Stated task: Exclude the pictures, then copy all remaining records exactly.

Provided information:

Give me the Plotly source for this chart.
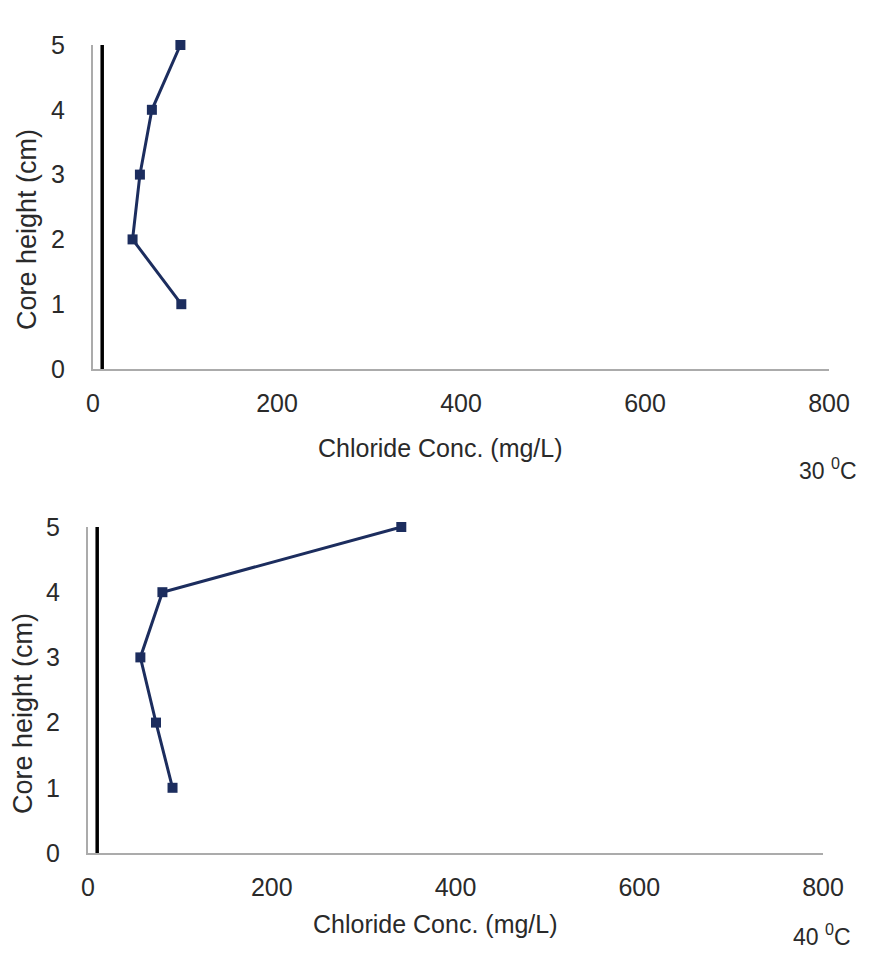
import plotly.graph_objects as go

heights = [1, 2, 3, 4, 5]
chloride_30 = [96, 43, 51, 64, 95]
chloride_40 = [92, 74, 57, 81, 341]
ref_line_x = [10, 10]
ref_line_y = [0, 5]
x_ticks = [0, 200, 400, 600, 800]
y_ticks = [0, 1, 2, 3, 4, 5]

LINE = "#1c2d5e"
FONT = "Liberation Sans, Arial, sans-serif"
TXT = "#2a2a2a"

fig = go.Figure()

for xs, ax in [(chloride_30, ""), (chloride_40, "2")]:
    fig.add_trace(go.Scatter(x=ref_line_x, y=ref_line_y, mode="lines",
                             line=dict(color="black", width=3.5),
                             xaxis="x" + ax, yaxis="y" + ax, showlegend=False,
                             cliponaxis=False, hoverinfo="skip"))
    fig.add_trace(go.Scatter(x=xs, y=heights, mode="lines+markers",
                             line=dict(color=LINE, width=3),
                             marker=dict(symbol="square", size=10, color=LINE),
                             xaxis="x" + ax, yaxis="y" + ax, showlegend=False,
                             cliponaxis=False))

xcommon = dict(range=[0, 800], tickvals=x_ticks, showgrid=False, zeroline=False,
               showline=True, linecolor="#ababab", linewidth=2, automargin=False,
               ticks="outside", ticklen=11, tickcolor="rgba(0,0,0,0)",
               tickfont=dict(size=25, color=TXT, family=FONT))
ycommon = dict(range=[0, 5], tickvals=y_ticks, showgrid=False, zeroline=False,
               showline=True, linecolor="#ababab", linewidth=2, automargin=False,
               ticks="outside", ticklen=21, tickcolor="rgba(0,0,0,0)",
               tickfont=dict(size=25, color=TXT, family=FONT))

fig.update_layout(
    width=873, height=967,
    margin=dict(l=0, r=0, t=0, b=0),
    paper_bgcolor="white", plot_bgcolor="white",
    font=dict(family=FONT, color=TXT),
    xaxis=dict(domain=[0.10653, 0.94960], anchor="y", **xcommon),
    yaxis=dict(domain=[0.61841, 0.95346], anchor="x", **ycommon),
    xaxis2=dict(domain=[0.10080, 0.94273], anchor="y2", **xcommon),
    yaxis2=dict(domain=[0.11789, 0.45502], anchor="x2", **ycommon),
)

ann = [
    dict(text="Core height (cm)", x=27, y=230, textangle=-90, size=27),
    dict(text="Core height (cm)", x=23, y=714, textangle=-90, size=27),
    dict(text="Chloride Conc. (mg/L)", x=440, y=448, textangle=0, size=25),
    dict(text="Chloride Conc. (mg/L)", x=435, y=924, textangle=0, size=25),
    dict(text="30 <sup>0</sup>C", x=828, y=469, textangle=0, size=23),
    dict(text="40 <sup>0</sup>C", x=822, y=935, textangle=0, size=23),
]
for a in ann:
    fig.add_annotation(text=a["text"], xref="paper", yref="paper",
                       x=a["x"] / 873, y=1 - a["y"] / 967,
                       xanchor="center", yanchor="middle", showarrow=False,
                       textangle=a["textangle"],
                       font=dict(size=a["size"], family=FONT, color=TXT))

fig.write_html("out.html")
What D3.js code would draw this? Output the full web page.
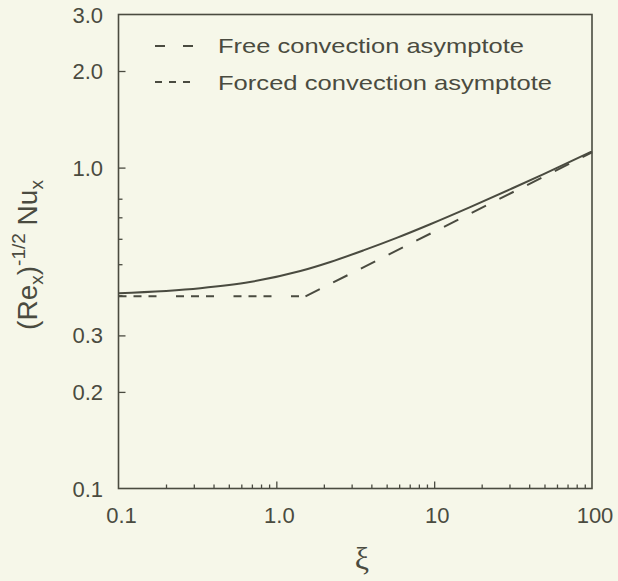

Final answer:
Give me the Plotly source for this chart.
import plotly.graph_objects as go

heights = [1, 2, 3, 4, 5]
chloride_30 = [96, 43, 51, 64, 95]
chloride_40 = [92, 74, 57, 81, 341]
ref_line_x = [10, 10]
ref_line_y = [0, 5]
x_ticks = [0, 200, 400, 600, 800]
y_ticks = [0, 1, 2, 3, 4, 5]

LINE = "#1c2d5e"
FONT = "Liberation Sans, Arial, sans-serif"
TXT = "#2a2a2a"

fig = go.Figure()

for xs, ax in [(chloride_30, ""), (chloride_40, "2")]:
    fig.add_trace(go.Scatter(x=ref_line_x, y=ref_line_y, mode="lines",
                             line=dict(color="black", width=3.5),
                             xaxis="x" + ax, yaxis="y" + ax, showlegend=False,
                             cliponaxis=False, hoverinfo="skip"))
    fig.add_trace(go.Scatter(x=xs, y=heights, mode="lines+markers",
                             line=dict(color=LINE, width=3),
                             marker=dict(symbol="square", size=10, color=LINE),
                             xaxis="x" + ax, yaxis="y" + ax, showlegend=False,
                             cliponaxis=False))

xcommon = dict(range=[0, 800], tickvals=x_ticks, showgrid=False, zeroline=False,
               showline=True, linecolor="#ababab", linewidth=2, automargin=False,
               ticks="outside", ticklen=11, tickcolor="rgba(0,0,0,0)",
               tickfont=dict(size=25, color=TXT, family=FONT))
ycommon = dict(range=[0, 5], tickvals=y_ticks, showgrid=False, zeroline=False,
               showline=True, linecolor="#ababab", linewidth=2, automargin=False,
               ticks="outside", ticklen=21, tickcolor="rgba(0,0,0,0)",
               tickfont=dict(size=25, color=TXT, family=FONT))

fig.update_layout(
    width=873, height=967,
    margin=dict(l=0, r=0, t=0, b=0),
    paper_bgcolor="white", plot_bgcolor="white",
    font=dict(family=FONT, color=TXT),
    xaxis=dict(domain=[0.10653, 0.94960], anchor="y", **xcommon),
    yaxis=dict(domain=[0.61841, 0.95346], anchor="x", **ycommon),
    xaxis2=dict(domain=[0.10080, 0.94273], anchor="y2", **xcommon),
    yaxis2=dict(domain=[0.11789, 0.45502], anchor="x2", **ycommon),
)

ann = [
    dict(text="Core height (cm)", x=27, y=230, textangle=-90, size=27),
    dict(text="Core height (cm)", x=23, y=714, textangle=-90, size=27),
    dict(text="Chloride Conc. (mg/L)", x=440, y=448, textangle=0, size=25),
    dict(text="Chloride Conc. (mg/L)", x=435, y=924, textangle=0, size=25),
    dict(text="30 <sup>0</sup>C", x=828, y=469, textangle=0, size=23),
    dict(text="40 <sup>0</sup>C", x=822, y=935, textangle=0, size=23),
]
for a in ann:
    fig.add_annotation(text=a["text"], xref="paper", yref="paper",
                       x=a["x"] / 873, y=1 - a["y"] / 967,
                       xanchor="center", yanchor="middle", showarrow=False,
                       textangle=a["textangle"],
                       font=dict(size=a["size"], family=FONT, color=TXT))

fig.write_html("out.html")
What D3.js code would draw this? Output the full web page.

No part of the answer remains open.